President Uhuru Kenyatta and opposition leader Raila Odinga have stressed their newfound bromance will among other things solve the challenges Kenya faces during the electioneering period.
But from the look of things, they still have a long way to go to achieve this goal.
Hours into voting at the Kibra constituency by-elections, the dirty side of Kenyan politics once again re-emerged.
Coming two years after the hotly contested 2017 polls, and 12 years after the bloody post-elections violence of 2007-08, one would have expected Kenyans to have learnt some vital lessons.
So what have we witnessed thus in Kibra?
1. Social media propaganda – Kenyans have taken to social media and – again – taken sides while tearing into each other and the candidates contesting with all manner of truths and untruths.

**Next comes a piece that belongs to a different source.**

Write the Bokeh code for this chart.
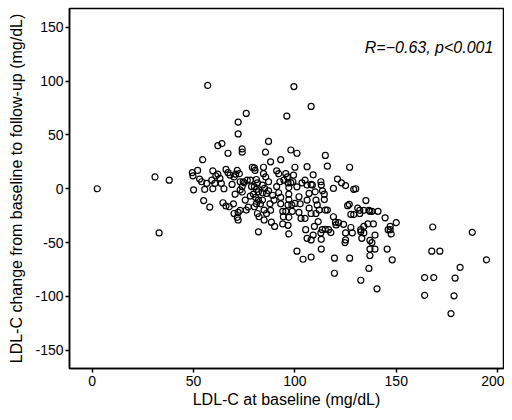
from bokeh.plotting import figure
from bokeh.models import Range1d, FixedTicker, Label, ColumnDataSource
from bokeh.embed import file_html
from bokeh.resources import INLINE

x_ticks = [0, 50, 100, 150, 200]
y_ticks = [-150, -100, -50, 0, 50, 100, 150]
y_tick_labels = ["-150", "-100", "-50", "0", "50", "100", "150"]

baseline = [
    2.5, 31, 33, 38, 57, 99.5, 108, 96, 76, 72, 72, 62, 64, 87, 98, 101, 74, 74, 67, 54.5,
    115, 93, 88, 85.5, 127, 106, 100, 116, 109, 121, 123, 125, 119, 129, 130, 135, 150, 147, 147, 144.5,
    141, 138, 136.5, 134, 132, 146, 147.5, 148, 145.5, 139.5, 138, 139.5, 137, 137, 136.5, 140.5, 132.5, 127, 119.5, 119.5,
    104, 101, 108, 113, 97, 82, 72, 55, 58, 168, 187.5, 167.5, 171.5, 194.5, 181.5, 164, 168.5, 179, 164, 178.5, 177,
    49.4, 49.7, 50, 52, 53, 54, 55.5, 56.5, 59.5, 59, 59.5, 60.5,
    61, 62, 63, 63.7, 65, 66, 67, 68, 69, 70, 70.8, 71.6, 72.6, 73, 73, 74, 74, 74.5, 75, 76.5,
    64.5, 66, 67.6, 69.7, 70.5, 70, 72, 73, 71.6,
    75.5, 77, 76, 78, 78.6, 79, 80, 80.3, 81, 81.5, 80, 81, 82, 79.5, 80.6, 78, 82, 83, 81, 80, 81.5, 82.3,
    84.5, 84.5, 85.6, 84, 85, 84, 86, 84, 84.8, 84.8, 86,
    87, 87, 87.7, 88, 89, 89.7, 90, 88.4, 91, 92, 92.6, 91, 92, 93, 93, 94, 94.3, 94, 94.6, 95.5, 96.3, 96.6, 97, 97, 97,
    96.6, 95.5, 97, 96.6, 98, 99, 98.5, 98.7, 99.3, 100,
    101, 102, 102.6, 102, 103, 105, 103.5, 105, 106, 107, 106, 107, 108, 108, 108.6, 105.3, 106, 108, 109, 109.6, 110.4,
    110.4, 110, 111, 112, 111.5,
    112.8, 113, 113.6, 114.5, 114.5, 115, 113.5, 112.8, 113, 115, 116.6, 117.7, 116, 119, 120, 120.3, 121.5, 124, 125, 125,
    124.7, 126, 126.8, 127.6, 128.3, 127.6, 129,
    131, 132, 132.5, 132.5, 133, 134, 134, 136, 137, 138.7, 137,
]

change = [
    0, 11, -41, 8, 96, 95, 76.5, 67.5, 70, 62, 51, 40, 42, 44, 36, 33, 37, 34, 33, 27,
    31, 27, 25, 34, 20, 20.5, 20, 21, 13, 9, 5.5, 3, 0.3, -0.5, 0, -11, -31.5, -35, -38, -27,
    -21, -21, -20, -20, -20, -38, -42, -66, -56, -43, -50, -56, -56, -62, -74, -93, -85, -64.5, -64.5, -78.5,
    -65.5, -58, -63.5, -56, -42, -40, -29, -11, -17, -35.5, -40.5, -58, -58, -66, -73, -82.5, -82.5, -83, -99, -99.5, -116,
    15, 12, -1, 17, 9, 6.5, -0.6, 5, 16.7, 8, 0, 5,
    12, 13.6, 9.6, 5, 0, 18, 15, 12.7, 4, 11, 13.6, 17, 14, 6.5, -1, -3, 2, 6.5, 5.6, 8,
    -13, -16, -16.7, -14, -5, -23, -22, -20, -26.5,
    -10.5, -17, -19.8, 8, 2, 20, 19.4, 17, 8.6, 5.5, 2, -0.6, -2.8, -5, -8, -6.8, -10.5, -14, -14, -16.7, -23, -26,
    20, 14, 11, 3.4, 0.3, -3.7, -4.3, -10.5, -19.8, -29, -23,
    6.5, -1.9, -14, -20, -6, -10.5, -35, -31, 16.7, 14, 6.5, 2, -3.7, -8, -14, -21, -26, -32.7, 8, 14, 11, 5.5, 1.2, -5, -10,
    -15, -21, -26.5, -34, 5.5, 6.5, -15, -21, 12.6, -13.6,
    1.8, -7.4, -14, -22, -27.5, -27.5, 5.5, 8, 3.4, -4.3, -10.5, -18, -23, 4, 3.4, -38, -46, -47.5, -43, -35, -23,
    -10.5, -2.8, -15, -19.8, -30.5,
    6.5, 3.4, -1.9, -5, -10, -19.8, -38, -41, -47, -37.6, -38, -40.7, -19.8, -26, -31, -33.6, -31.5, -33, -41, -47.5,
    -50, -15.7, -14.5, -23.8, -41, -36, -24,
    -18, -23, -38, -40, -46, -41, -35, -32.7, -21, -32.7, -48,
]

source = ColumnDataSource(data=dict(x=baseline, y=change))

FONT = "Liberation Sans"

p = figure(
    width=504, height=412,
    output_backend="svg", toolbar_location=None,
    x_range=Range1d(-11.2, 202.9), y_range=Range1d(-167, 167.5),
    min_border_left=69, min_border_right=1, min_border_top=8, min_border_bottom=44,
)

p.scatter("x", "y", source=source, size=6, fill_color=None,
          line_color="black", line_width=1.2)

p.xgrid.visible = False
p.ygrid.visible = False
p.outline_line_color = "black"
p.outline_line_width = 1.5

for ax in (p.xaxis[0], p.yaxis[0]):
    ax.axis_line_color = "black"
    ax.axis_line_width = 1.5
    ax.major_tick_in = 0
    ax.major_tick_out = 4
    ax.major_tick_line_width = 1.5
    ax.minor_tick_line_color = None
    ax.major_label_text_font = FONT
    ax.major_label_text_font_size = "14px"
    ax.major_label_text_color = "black"
    ax.axis_label_text_font = FONT
    ax.axis_label_text_font_size = "16px"
    ax.axis_label_text_font_style = "normal"
    ax.axis_label_text_color = "black"

p.xaxis.ticker = FixedTicker(ticks=x_ticks)
p.yaxis.ticker = FixedTicker(ticks=y_ticks)
p.yaxis.major_label_overrides = {t: s for t, s in zip(y_ticks, y_tick_labels)}
p.xaxis.axis_label = "LDL-C at baseline (mg/dL)"
p.yaxis.axis_label = "LDL-C change from baseline to follow-up (mg/dL)"
p.xaxis.major_label_standoff = 3
p.yaxis.major_label_standoff = 2
p.xaxis.axis_label_standoff = 2
p.yaxis.axis_label_standoff = 7

p.add_layout(Label(x=197.9, y=131.3, text="R=\u22120.63, p<0.001",
                   text_font=FONT, text_font_size="16px", text_font_style="italic",
                   text_align="right", text_baseline="middle", text_color="black"))

open("out.html", "w").write(file_html(p, INLINE))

Jubilee’s McDonald Mariga appears the most affected with text messages circulating on the eve of the election suggesting he had a confrontation with voters. Videos have also circulated showing he has done ‘nothing’ to develop sports, the great fortune as a former professional footballer notwithstanding.
2. Intimidation – A number of people, including politicians Boni Khalwale and Charles ‘Jaguar’ Njagua have had to run for their dear lives within Kibra on election day. This after protests from ‘residents’ claiming they are not needed there. Separately, other persons have been beaten up and injured by the public who took the law into their hands. This is a recipe for tension and chaos.
3. Voter bribery claims – Police arrested atleast three people in relation to voter bribery. The public has also been seen harassing people claiming they are dishing money to voters. Tension has been high in some places.
4. Counter accusations – All through, opposition leaders have accused the Tanga Tanga wing of the Jubilee Party of attempting to rig the by election. Other the other hand, Jubilee leaders claim ODM wishes to unleash violence as a way of intimidating the electorate. The stakes are high.
5. Court cases – ODM has had to go to court to compel the Independent Electoral and Boundaries Commission (IEBC) to release the voter register. Sounds familiar?
6. Digital failure – The KIEMS kits, used to identify registered voters, have also been reported not to be working in some polling stations. The situation has forced the electoral board officials to revert to the manual method which critics say is easy to penetrate and manipulate.